Li, who reportedly is worth over $US1 billion, aims to further expand his crypto reach through stablecoins, which are digital currencies pegged to a particular traditional fiat currency and with reserve backups in that same currency.
The largest one at the moment is Tether, or USDT, which is pegged to the US dollar, or at least it is supposed to be. With multiple ongoing concerns over audits and reserves, Tether has fallen out of favor with crypto traders and as a result has dropped its 1-to-1 US dollar peg and fell as low as $0.95 recently. This has paved the way for a slew of new stablecoins that include USD Coin from Circle and Coinbase and GUSD from the Winkelvoss brothers’ Gemini exchange.
Li’s stablecoin platform will be pegged to the Japanese yen, Hong Kong dollar and Australian dollar and, according to Cointelegraph, Grandshores Technology is planning to offer investments through Tether and also to have the Yen stablecoin ready for launch in early 2019.
In September this year the fund revealed its plans to raise $12.7 million to finance a number of new stablecoins.

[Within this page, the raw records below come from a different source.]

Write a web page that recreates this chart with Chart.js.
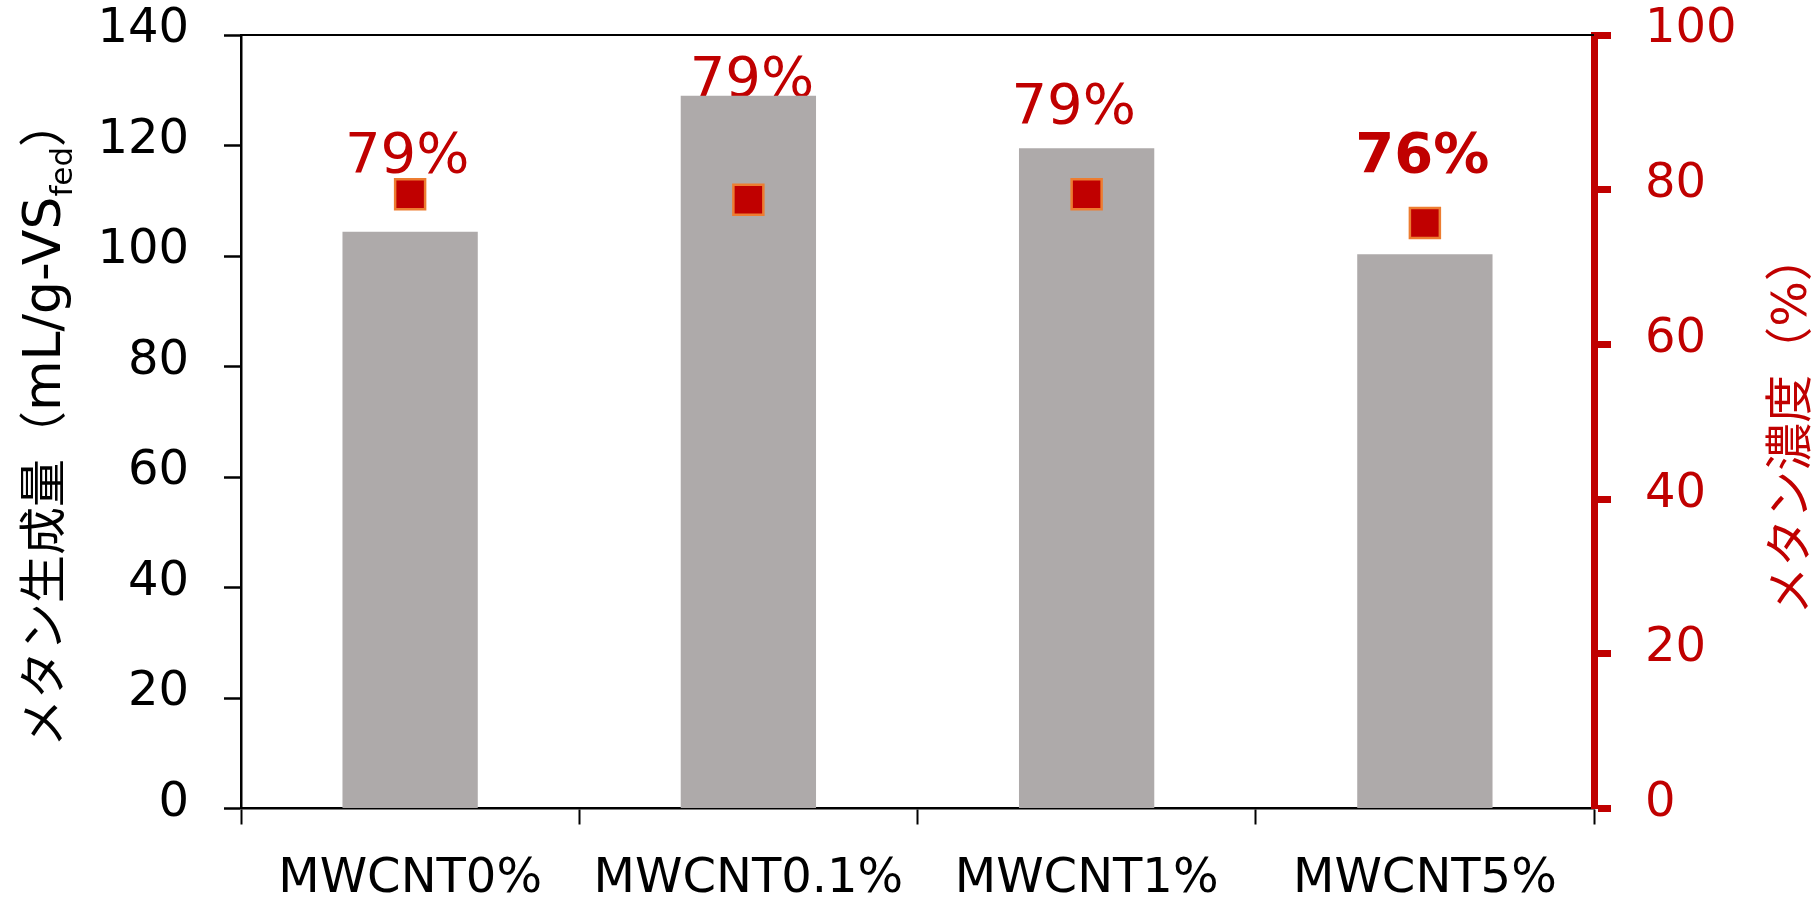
<!DOCTYPE html>
<html>
<head>
<meta charset="utf-8">
<style>
  html, body { margin: 0; padding: 0; background: #ffffff; }
  #chart { display: block; }
</style>
<script src="https://cdn.jsdelivr.net/npm/chart.js@4"></script>
</head>
<body>
<canvas id="chart" width="1817" height="897"></canvas>
<script>
// Categories and measured values
const categories = ['MWCNT0%', 'MWCNT0.1%', 'MWCNT1%', 'MWCNT5%'];
const methaneYield = [104.4, 129.0, 119.5, 100.3];      // mL/g-VSfed
const methaneConcentration = [79.4, 78.7, 79.4, 75.7];  // %

// Axis ranges
const yieldAxis = { min: 0, max: 140, step: 20 };
const concentrationAxis = { min: 0, max: 100, step: 20 };

// Placement of the percentage labels relative to each marker (px)
const labelShiftX = [-3, 3.5, -13, -2.5];
const labelShiftY = [-22, -103.5, -71, -50.7];
const labelBold = [false, false, false, true];

const RED = '#C00000';
const ORANGE = '#ED7D31';
const BAR_GREY = '#AEAAAA';
const LATIN = "'DejaVu Sans'";
const MIXED = "'DejaVu Sans', 'Noto Sans CJK JP'";

// Draws a run of text rotated to read bottom-to-top, centred on cy.
function drawVerticalRun(ctx, parts, baselineX, cy, color) {
  ctx.save();
  ctx.translate(baselineX, cy);
  ctx.rotate(-Math.PI / 2);
  ctx.fillStyle = color;
  ctx.textBaseline = 'alphabetic';
  ctx.textAlign = 'left';
  let total = 0;
  parts.forEach(p => {
    ctx.font = p.font;
    p.w = ctx.measureText(p.text).width;
    total += p.w;
  });
  let x = -total / 2;
  parts.forEach(p => {
    ctx.font = p.font;
    ctx.fillText(p.text, x, p.dy || 0);
    x += p.w;
  });
  ctx.restore();
}

// Vertical axes: keep the plot area where the layout puts it
function fixVerticalAxis(width) {
  return function (scale) {
    scale.width = width;
    scale.paddingTop = 0;
    scale.paddingBottom = 0;
  };
}

const decorations = {
  id: 'decorations',
  beforeDatasetsDraw(chart) {
    const ctx = chart.ctx;
    const area = chart.chartArea;

    // top frame line
    ctx.save();
    ctx.strokeStyle = '#000000';
    ctx.lineWidth = 2;
    ctx.beginPath();
    ctx.moveTo(area.left, area.top);
    ctx.lineTo(area.right, area.top);
    ctx.stroke();
    ctx.restore();

    // percentage labels above the concentration markers
    const meta = chart.getDatasetMeta(1);
    ctx.save();
    ctx.fillStyle = RED;
    ctx.textAlign = 'center';
    ctx.textBaseline = 'alphabetic';
    meta.data.forEach((pt, i) => {
      ctx.font = (labelBold[i] ? 'bold ' : '') + '56px ' + LATIN;
      const txt = Math.round(methaneConcentration[i]) + '%';
      ctx.fillText(txt, pt.x + labelShiftX[i], pt.y + labelShiftY[i]);
    });
    ctx.restore();
  },
  afterDraw(chart) {
    const ctx = chart.ctx;
    // left axis title with subscript
    drawVerticalRun(ctx, [
      { text: 'メタン生成量（', font: '48px ' + MIXED },
      { text: 'mL/g-VS', font: '52px ' + LATIN },
      { text: 'fed', font: '31px ' + LATIN, dy: 11.7 },
      { text: '）', font: '48px ' + MIXED }
    ], 60, 423, '#000000');
    // right axis title
    drawVerticalRun(ctx, [
      { text: 'メタン濃度（%）', font: '48px ' + MIXED }
    ], 1806, 424, RED);
  }
};

new Chart(document.getElementById('chart'), {
  type: 'bar',
  data: {
    labels: categories,
    datasets: [
      {
        label: 'メタン生成量',
        data: methaneYield,
        backgroundColor: BAR_GREY,
        borderWidth: 0,
        barPercentage: 0.4,
        categoryPercentage: 1.0,
        yAxisID: 'y',
        order: 1
      },
      {
        type: 'line',
        label: 'メタン濃度',
        data: methaneConcentration,
        showLine: false,
        pointStyle: 'rect',
        pointRadius: 21.2,
        pointHoverRadius: 21.2,
        pointBackgroundColor: RED,
        pointBorderColor: ORANGE,
        pointBorderWidth: 2.5,
        yAxisID: 'y1',
        order: 0
      }
    ]
  },
  options: {
    responsive: false,
    animation: false,
    devicePixelRatio: 1,
    layout: { padding: { top: 35, left: 0, right: 0, bottom: 0 } },
    plugins: {
      legend: { display: false },
      tooltip: { enabled: false }
    },
    scales: {
      x: {
        offset: true,
        grid: {
          offset: true,
          drawOnChartArea: false,
          drawTicks: true,
          tickLength: 16,
          tickColor: '#000000',
          tickWidth: 2
        },
        border: { color: '#000000', width: 2.5 },
        ticks: {
          color: '#000000',
          font: { family: LATIN, size: 48 },
          padding: 26,
          maxRotation: 0,
          autoSkip: false
        },
        afterFit(scale) { scale.height = 88.5; }
      },
      y: {
        position: 'left',
        min: yieldAxis.min,
        max: yieldAxis.max,
        grid: {
          drawOnChartArea: false,
          drawTicks: true,
          tickLength: 17,
          tickColor: '#000000',
          tickWidth: 2.5
        },
        border: { color: '#000000', width: 2.5 },
        ticks: {
          stepSize: yieldAxis.step,
          color: '#000000',
          font: { family: LATIN, size: 48 },
          padding: 35,
          labelOffset: -5
        },
        afterFit: fixVerticalAxis(241)
      },
      y1: {
        position: 'right',
        min: concentrationAxis.min,
        max: concentrationAxis.max,
        grid: {
          drawOnChartArea: false,
          drawTicks: true,
          tickLength: 17,
          tickColor: RED,
          tickWidth: 7
        },
        border: { color: RED, width: 7 },
        ticks: {
          stepSize: concentrationAxis.step,
          color: RED,
          font: { family: LATIN, size: 48 },
          padding: 34,
          labelOffset: -5
        },
        afterFit: fixVerticalAxis(223)
      }
    }
  },
  plugins: [decorations]
});
</script>
</body>
</html>
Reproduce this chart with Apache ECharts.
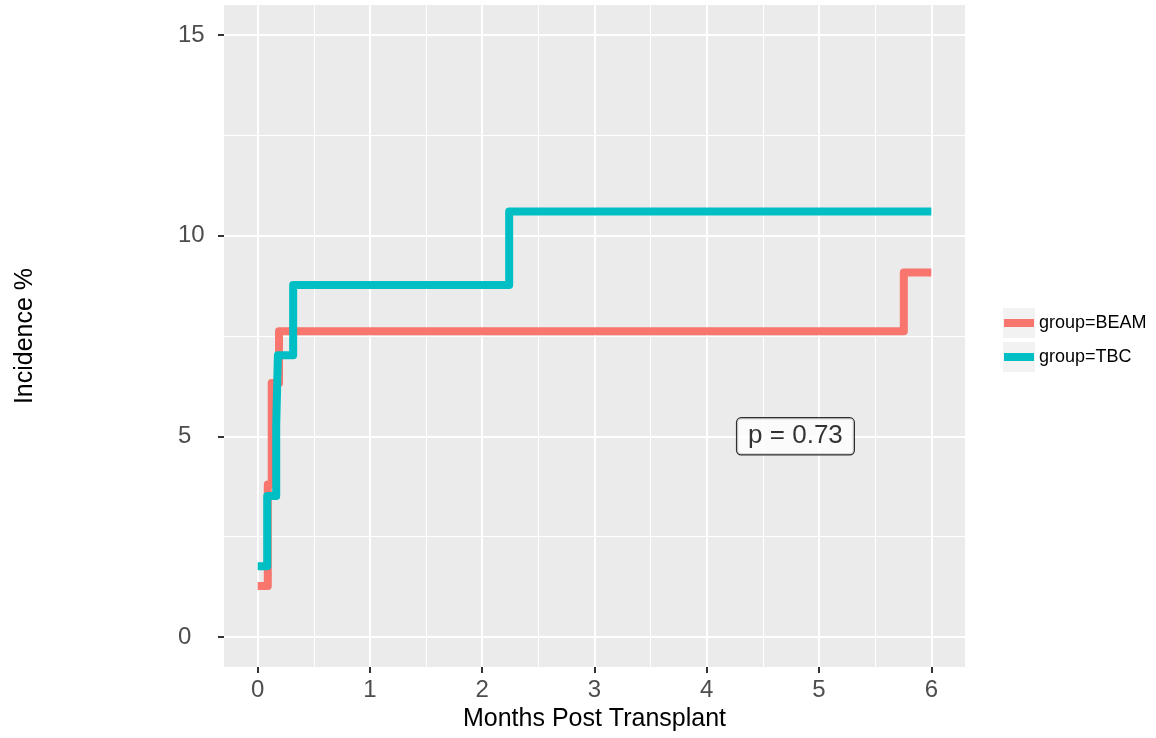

The decision not to include a Chinese yuan backed stablecoin will have been a strategic one since China still holds a great deal of disdain for all things crypto.
In addition to the stablecoin project, Li is said to be responsible for various other Grandshores projects including the establishment of a public database based on complex DAG (Directed Acyclic Graph) and TEE (Trusted Execution Environment) technologies, as well as other projects relating to blockchain technology applications.
It was only in May of this year that Grandshores Technology announced that it had decided to expand into the blockchain business. Touting its electrical engineering capabilities, including the construction of data centers, it indicated that it was ideally suited to move into cryptocurrency mining. In recent weeks mining profitability has dropped to levels that may mean it is no longer sustainable as Bitcoin’s price has floundered. Where Li Xiaolai takes Greenshores next will be revealing.